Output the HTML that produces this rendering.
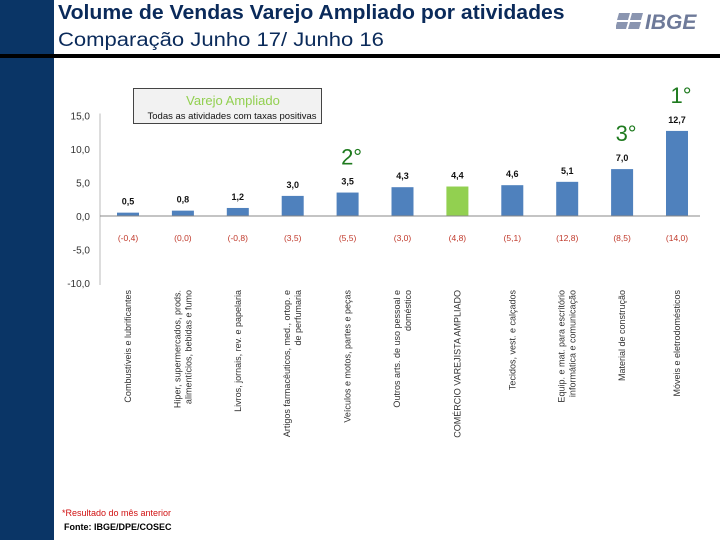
<!DOCTYPE html>
<html><head><meta charset="utf-8"><style>
body{margin:0;width:720px;height:540px;overflow:hidden;background:#fff;font-family:"Liberation Sans",sans-serif;position:relative}
</style></head><body>
<div style="position:absolute;left:0;top:0;width:54px;height:540px;background:#0a3566"></div>
<div style="position:absolute;left:0;top:54px;width:720px;height:4px;background:#000"></div>
<div style="position:absolute;left:58px;top:2px;font-size:20px;font-weight:bold;color:#0a2a5a;white-space:nowrap;transform:scaleX(1.06);transform-origin:0 0">Volume de Vendas Varejo Ampliado por atividades</div>
<div style="position:absolute;left:58px;top:30px;font-size:19px;color:#0a2a5a;white-space:nowrap;transform:scaleX(1.16);transform-origin:0 0">Comparação Junho 17/ Junho 16</div>
<div style="position:absolute;left:616px;top:10px;width:88px;height:22px">
<svg width="88" height="22"><g fill="#8a95b0"><polygon points="3,3 14,3 12,10 1,10"/><polygon points="16,3 27,3 25,10 14,10"/><polygon points="1,12 12,12 10,19 -1,19"/><polygon points="14,12 25,12 23,19 12,19"/></g>
<text x="29" y="19" font-family="Liberation Sans" font-size="21" font-weight="bold" font-style="italic" fill="#6e7a99">IBGE</text></svg></div>
<svg id="chart" width="720" height="540" style="position:absolute;left:0;top:0"></svg>
<div style="position:absolute;left:62px;top:508px;font-size:9px;color:#d01010">*Resultado do mês anterior</div>
<div style="position:absolute;left:64px;top:522px;font-size:9px;font-weight:bold;color:#000">Fonte: IBGE/DPE/COSEC</div>
<script>
const categories=[["Combustíveis e lubrificantes"],["Hiper, supermercados, prods.","alimentícios, bebidas e fumo"],["Livros, jornais, rev. e papelaria"],["Artigos farmacêuticos, med., ortop. e","de perfumaria"],["Veículos e motos, partes e peças"],["Outros arts. de uso pessoal e","doméstico"],["COMÉRCIO VAREJISTA AMPLIADO"],["Tecidos, vest. e calçados"],["Equip. e mat. para escritório","informática e comunicação"],["Material de construção"],["Móveis e eletrodomésticos"]];
const values=[0.5,0.8,1.2,3.0,3.5,4.3,4.4,4.6,5.1,7.0,12.7];
const prevValues=["(-0,4)","(0,0)","(-0,8)","(3,5)","(5,5)","(3,0)","(4,8)","(5,1)","(12,8)","(8,5)","(14,0)"];
const yTicks=[15,10,5,0,-5,-10];
const highlight=6;
const ranks=[[10,"1°"],[9,"3°"],[4,"2°"]];
const NS="http://www.w3.org/2000/svg";
const svg=document.getElementById('chart');
function y(v){return 216-v*6.7;}
function x(i){return 128+i*54.9;}
function el(t,a,txt){const e=document.createElementNS(NS,t);for(const k in a)e.setAttribute(k,a[k]);if(txt!==undefined)e.textContent=txt;svg.appendChild(e);return e;}
function fmt(v){return v.toFixed(1).replace('.',',');}
let ax=el('line',{x1:100,x2:100,y1:y(15)-2,y2:y(-10)+2,stroke:'#bbb'});


yTicks.forEach(t=>{let e=el('text',{x:90,y:y(t)+4,'text-anchor':'end','font-size':10,fill:'#333'},fmt(t));

});
values.forEach((v,i)=>{
let b=el('rect',{x:x(i)-11,y:y(v),width:22,height:y(0)-y(v),fill:i===highlight?'#92d050':'#4f81bd'});


let l=el('text',{x:x(i),y:y(v)-8,'text-anchor':'middle','font-size':9,'font-weight':'bold',fill:'#111'},fmt(v));


let p=el('text',{x:x(i),y:241,'text-anchor':'middle','font-size':8.5,fill:'#c0392b'},prevValues[i]);


const lines=categories[i];
lines.forEach((s,j)=>{const cx=x(i)+(j-(lines.length-1)/2)*11+3;
let c=el('text',{x:0,y:0,transform:`translate(${cx},290) rotate(-90)`,'text-anchor':'end','font-size':9,fill:'#333'},s);

});
});
let z=el('line',{x1:100,x2:700,y1:y(0),y2:y(0),stroke:'#888'});


ranks.forEach(r=>{const i=r[0];let t=el('text',{x:x(i)+4,y:y(values[i])-28,'text-anchor':'middle','font-size':22,fill:'#1e7a1e'},r[1]);

});
let bx=el('rect',{x:133.5,y:88.5,width:188,height:35,fill:'#f2f2f2',stroke:'#444'});


let t1=el('text',{x:233,y:105,'text-anchor':'middle','font-size':13,fill:'#92d050'},'Varejo Ampliado');


let t2=el('text',{x:232,y:119,'text-anchor':'middle','font-size':9.5,fill:'#111'},'Todas as atividades com taxas positivas');


</script>
</body></html>
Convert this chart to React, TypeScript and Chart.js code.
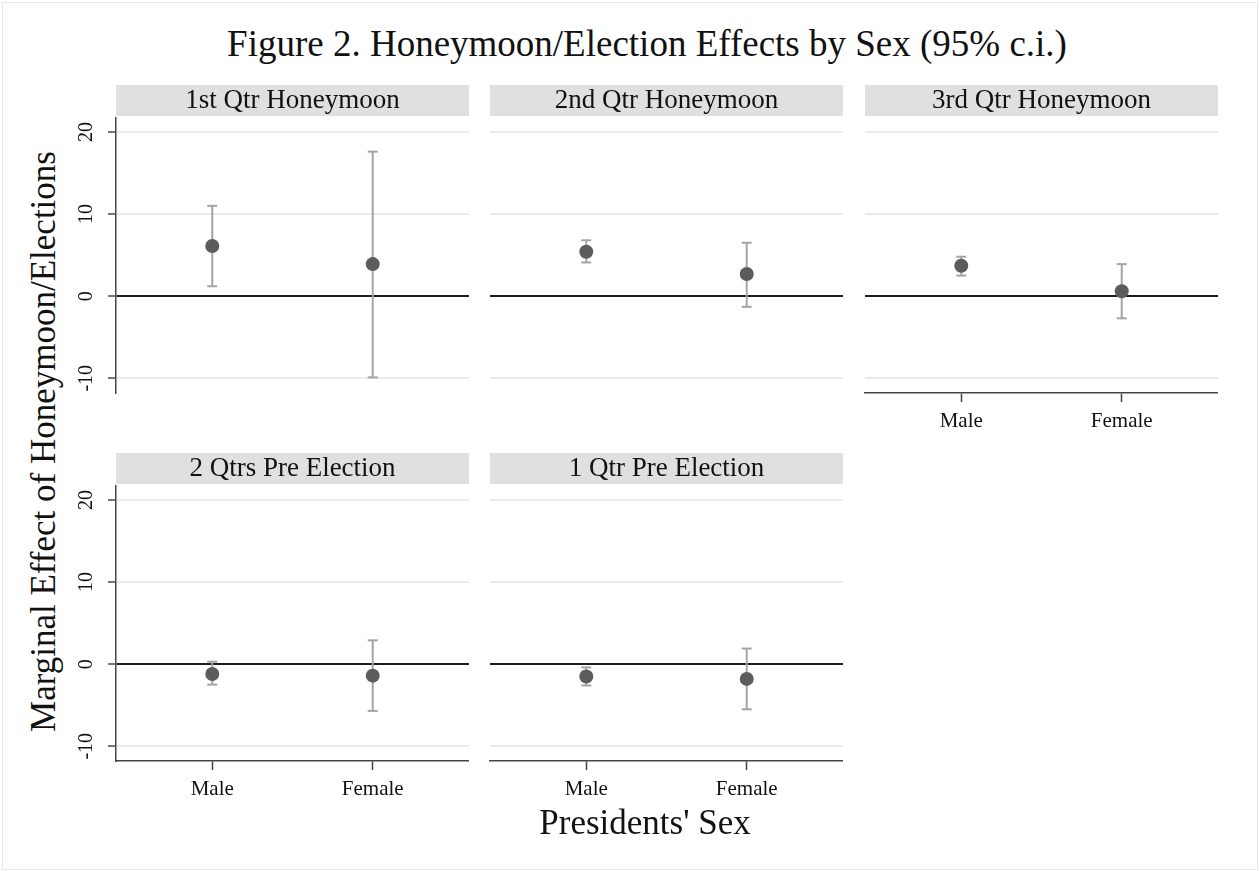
import React, { useEffect, useRef } from 'react';
import { Chart, registerables } from 'chart.js';

Chart.register(...registerables);

// ---- data ----
const categories = ['Male', 'Female'];
const categoryPositions = [1, 2];
const panelTitles = [
  '1st Qtr Honeymoon',
  '2nd Qtr Honeymoon',
  '3rd Qtr Honeymoon',
  '2 Qtrs Pre Election',
  '1 Qtr Pre Election',
];
const maleEffect = [6.1, 5.4, 3.7, -1.2, -1.5];
const maleLower = [1.2, 4.1, 2.5, -2.5, -2.6];
const maleUpper = [11.0, 6.8, 4.8, 0.3, -0.4];
const femaleEffect = [3.9, 2.7, 0.6, -1.4, -1.8];
const femaleLower = [-9.9, -1.3, -2.7, -5.7, -5.5];
const femaleUpper = [17.6, 6.5, 3.9, 2.9, 1.9];
const yTicks = [-10, 0, 10, 20];

const figureTitle = 'Figure 2. Honeymoon/Election Effects by Sex (95% c.i.)';
const yAxisTitle = 'Marginal Effect of Honeymoon/Elections';
const xAxisTitle = "Presidents' Sex";

// ---- layout & style ----
const FONT = '"Liberation Serif", "Times New Roman", serif';
const PLOT_W = 353;
const PLOT_H = 275;
const STRIP_H = 31;
const STRIP_SPACE = 33;
const Y_AXIS_W = 45;
const X_AXIS_H = 50;
const COL_LEFT = [116, 490, 865];
const ROW_TOP = [118, 486];

const POINT_COLOR = '#5c5c5c';
const WHISKER_COLOR = '#a4a4a4';
const GRID_COLOR = '#ebebeb';
const ZERO_COLOR = '#1c1c1c';
const AXIS_COLOR = '#454545';
const STRIP_COLOR = '#e0e0e0';

type PanelSpec = { index: number; col: number; row: number; showY: boolean; showX: boolean };

const panelSpecs: PanelSpec[] = [
  { index: 0, col: 0, row: 0, showY: true, showX: false },
  { index: 1, col: 1, row: 0, showY: false, showX: false },
  { index: 2, col: 2, row: 0, showY: false, showX: true },
  { index: 3, col: 0, row: 1, showY: true, showX: true },
  { index: 4, col: 1, row: 1, showY: false, showX: true },
];

function Panel({ spec }: { spec: PanelSpec }) {
  const ref = useRef<HTMLCanvasElement | null>(null);
  const w = Y_AXIS_W + PLOT_W;
  const h = STRIP_SPACE + PLOT_H + X_AXIS_H;
  const left = COL_LEFT[spec.col] - Y_AXIS_W;
  const top = ROW_TOP[spec.row] - STRIP_SPACE;

  useEffect(() => {
    if (!ref.current) return;
    const i = spec.index;

    // grey header strip with the panel caption
    const stripPlugin = {
      id: 'panelStrip',
      beforeDraw(chart: any) {
        const { ctx, chartArea } = chart;
        ctx.save();
        ctx.fillStyle = STRIP_COLOR;
        ctx.fillRect(chartArea.left, 0, chartArea.right - chartArea.left, STRIP_H);
        ctx.fillStyle = '#111';
        ctx.font = `27px ${FONT}`;
        ctx.textAlign = 'center';
        ctx.textBaseline = 'alphabetic';
        ctx.fillText(panelTitles[i], (chartArea.left + chartArea.right) / 2, 23);
        ctx.restore();
      },
    };

    // vertical (rotated) value labels on the left axis
    const yLabelPlugin = {
      id: 'rotatedYLabels',
      afterDraw(chart: any) {
        if (!spec.showY) return;
        const { ctx, chartArea } = chart;
        const scale = chart.scales.y;
        ctx.save();
        ctx.fillStyle = '#111';
        ctx.font = `20px ${FONT}`;
        ctx.textAlign = 'center';
        ctx.textBaseline = 'alphabetic';
        for (const v of yTicks) {
          const py = scale.getPixelForValue(v);
          ctx.save();
          ctx.translate(chartArea.left - 24, py);
          ctx.rotate(-Math.PI / 2);
          ctx.fillText(String(v), 0, 0);
          ctx.restore();
        }
        ctx.restore();
      },
    };

    const whisker = (x: number, lo: number, hi: number) => ({
      type: 'scatter' as const,
      data: [
        { x, y: lo },
        { x, y: hi },
      ],
      showLine: true,
      borderColor: WHISKER_COLOR,
      borderWidth: 2,
      pointStyle: 'line' as const,
      pointRadius: 5,
      pointBorderColor: WHISKER_COLOR,
      pointBorderWidth: 2,
      pointBackgroundColor: WHISKER_COLOR,
      order: 2,
    });

    const chart = new Chart(ref.current, {
      type: 'scatter',
      data: {
        datasets: [
          {
            data: [
              { x: categoryPositions[0], y: maleEffect[i] },
              { x: categoryPositions[1], y: femaleEffect[i] },
            ],
            pointRadius: 7,
            pointBackgroundColor: POINT_COLOR,
            pointBorderColor: POINT_COLOR,
            pointBorderWidth: 0,
            order: 1,
          },
          whisker(categoryPositions[0], maleLower[i], maleUpper[i]),
          whisker(categoryPositions[1], femaleLower[i], femaleUpper[i]),
        ],
      },
      options: {
        animation: false,
        responsive: false,
        devicePixelRatio: 1,
        events: [],
        layout: { autoPadding: false, padding: { top: STRIP_SPACE, right: 0, left: 0, bottom: 0 } },
        plugins: {
          legend: { display: false },
          tooltip: { enabled: false },
          title: { display: false },
        },
        scales: {
          x: {
            type: 'linear',
            min: 0.4,
            max: 2.6,
            afterBuildTicks: (s: any) => {
              s.ticks = categoryPositions.map((v) => ({ value: v }));
            },
            afterFit: (s: any) => {
              s.height = X_AXIS_H;
              s.paddingLeft = 0;
              s.paddingRight = 0;
            },
            ticks: {
              display: spec.showX,
              autoSkip: false,
              maxRotation: 0,
              minRotation: 0,
              padding: 7,
              color: '#111',
              font: { family: FONT, size: 21 },
              callback: (_v: any, idx: number) => categories[idx],
            },
            grid: {
              display: true,
              drawOnChartArea: false,
              drawTicks: spec.showX,
              tickLength: 9,
              tickColor: AXIS_COLOR,
              tickWidth: 1.5,
            },
            border: { display: spec.showX, color: AXIS_COLOR, width: 1.5 },
          },
          y: {
            type: 'linear',
            min: -11.8,
            max: 21.7,
            afterBuildTicks: (s: any) => {
              s.ticks = yTicks.map((v) => ({ value: v }));
            },
            afterFit: (s: any) => {
              s.width = Y_AXIS_W;
              s.paddingTop = 0;
              s.paddingBottom = 0;
            },
            ticks: { display: false },
            grid: {
              color: (c: any) => (c.tick && c.tick.value === 0 ? ZERO_COLOR : GRID_COLOR),
              lineWidth: 2,
              drawTicks: spec.showY,
              tickLength: 8,
              tickColor: AXIS_COLOR,
              tickWidth: 1.5,
            },
            border: { display: spec.showY, color: AXIS_COLOR, width: 1.5 },
          },
        },
      } as any,
      plugins: [stripPlugin, yLabelPlugin],
    });
    return () => chart.destroy();
  }, []);

  return (
    <canvas
      ref={ref}
      width={w}
      height={h}
      style={{ position: 'absolute', left, top, width: w, height: h }}
    />
  );
}

// text helper: places the alphabetic baseline at a given y
const ASC = 0.891;
const DESC = 0.216;
function baselineOffset(size: number) {
  return (size - (ASC + DESC) * size) / 2 + ASC * size;
}

export default function App() {
  const titleSize = 37;
  const axisTitleSize = 35;
  return (
    <div
      style={{
        position: 'absolute',
        left: 0,
        top: 0,
        width: 1259,
        height: 871,
        background: '#fff',
        overflow: 'hidden',
        fontFamily: FONT,
      }}
    >
      <div
        style={{
          position: 'absolute',
          left: 2,
          top: 2,
          width: 1256,
          height: 868,
          border: '1px solid #e8e8e8',
          boxSizing: 'border-box',
        }}
      />
      <div
        style={{
          position: 'absolute',
          left: 647 - 600,
          width: 1200,
          top: 56 - baselineOffset(titleSize),
          fontSize: titleSize,
          lineHeight: `${titleSize}px`,
          textAlign: 'center',
          color: '#111',
          whiteSpace: 'nowrap',
        }}
      >
        {figureTitle}
      </div>
      {panelSpecs.map((p) => (
        <Panel key={p.index} spec={p} />
      ))}
      <div
        style={{
          position: 'absolute',
          left: 645 - 300,
          width: 600,
          top: 834 - baselineOffset(axisTitleSize),
          fontSize: axisTitleSize,
          lineHeight: `${axisTitleSize}px`,
          textAlign: 'center',
          color: '#111',
          whiteSpace: 'nowrap',
        }}
      >
        {xAxisTitle}
      </div>
      <div
        style={{
          position: 'absolute',
          left: 43 - 400,
          width: 800,
          top: 441.5 - axisTitleSize / 2,
          height: axisTitleSize,
          fontSize: axisTitleSize,
          lineHeight: `${axisTitleSize}px`,
          textAlign: 'center',
          color: '#111',
          whiteSpace: 'nowrap',
          transform: 'rotate(-90deg)',
          transformOrigin: '50% 50%',
        }}
      >
        {yAxisTitle}
      </div>
    </div>
  );
}
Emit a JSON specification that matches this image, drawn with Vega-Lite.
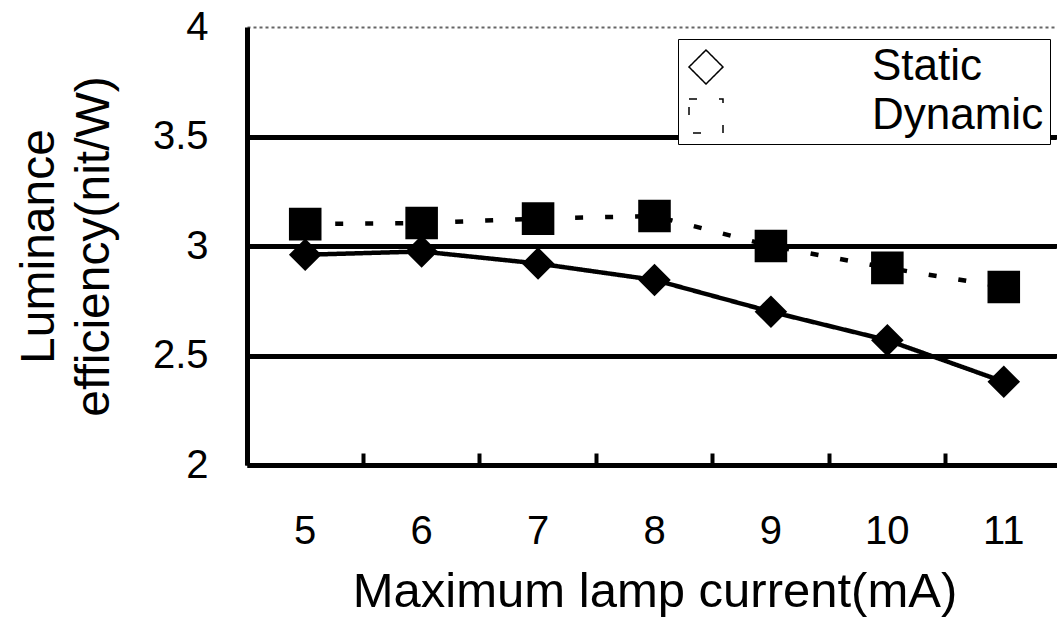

(Do this):
Taking the material above, give again exactly the lines from the one holding "Convert this chart" through the one holding "Chart.register(...registerables);", with both ends and without pictures.

(Task answer):
Convert this chart to React, TypeScript and Chart.js code.
import React, { useEffect, useRef } from 'react';
import { Chart, registerables } from 'chart.js';

Chart.register(...registerables);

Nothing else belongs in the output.